The Naked Gun movies were on Starz a couple months ago and whenever OJ was on screen it just felt wrong.

Before, when I watched House of Cards, I admired the way Spacey would play a villain, smiling at one time and then being absolutely horrible to people. I called it fantastic acting, and loved it in great parts for that acting.

Now, learning of the accusations against him, I can’t stop wondering how much of it was acting and how much was channeling some hidden personality. It removes the enjoyment for me. I don’t expect or demand that anyone else feel like that. But nevertheless, there it is.

I watched Heat again recently and I was surprised at how little I was disturbed by seeing Tom Sizemore in it. I know what he did. I’d love it if he got killed for it. But it really didn’t bother me seeing him on screen.

Maybe it’s because I’ve already seen it many times before and I already have an emotional connection to those scenes? Would it bother me more to see him in a movie I hadn’t already watched? I’m not sure.

I didn’t even know Sizemore did anything worth getting killed for. I haven’t thought about him in years, so now I have to decide if I want to Google his deeds.

This goes to another point though doesn’t it. It’s not as if most of us heavily research every actor, actress, singer, song-writer, producer, director and general celebrity. Spacey is right here, right now, and I can’t see him without thinking… ugh. When I see Lance Armstrong in his little cameo’s at random places, I frown too. He doesn’t really star in movies though, so overlooking him

Werinstein… God, he’s even tainted Project Runway. This man has been behind stories and what we’ve seen for decades, influencing who knows how many people… it’s sickening.

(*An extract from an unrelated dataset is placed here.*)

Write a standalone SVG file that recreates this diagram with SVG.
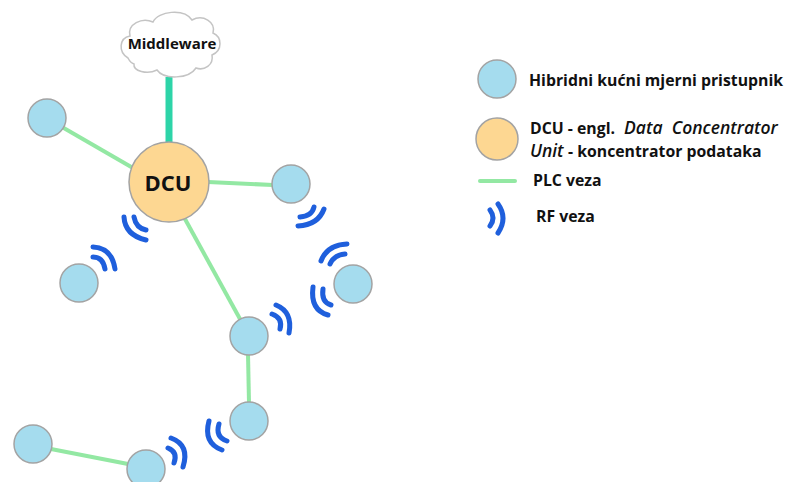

Isn’t acting, by definition, channeling?

I loved usual suspects. I’ll have to watch it again to see if it has any new effect.

Dare I Google sizemoore?

I always come back to Wagner. The man was a rancid anti-semite and his music is glorious.

I listen to the music.

Granted, it’s easier when the artist is dead and you know your patronage doesn’t benefit them anymore. Also, Kevin Spacey is not an artist within miles of Wagner’s caliber.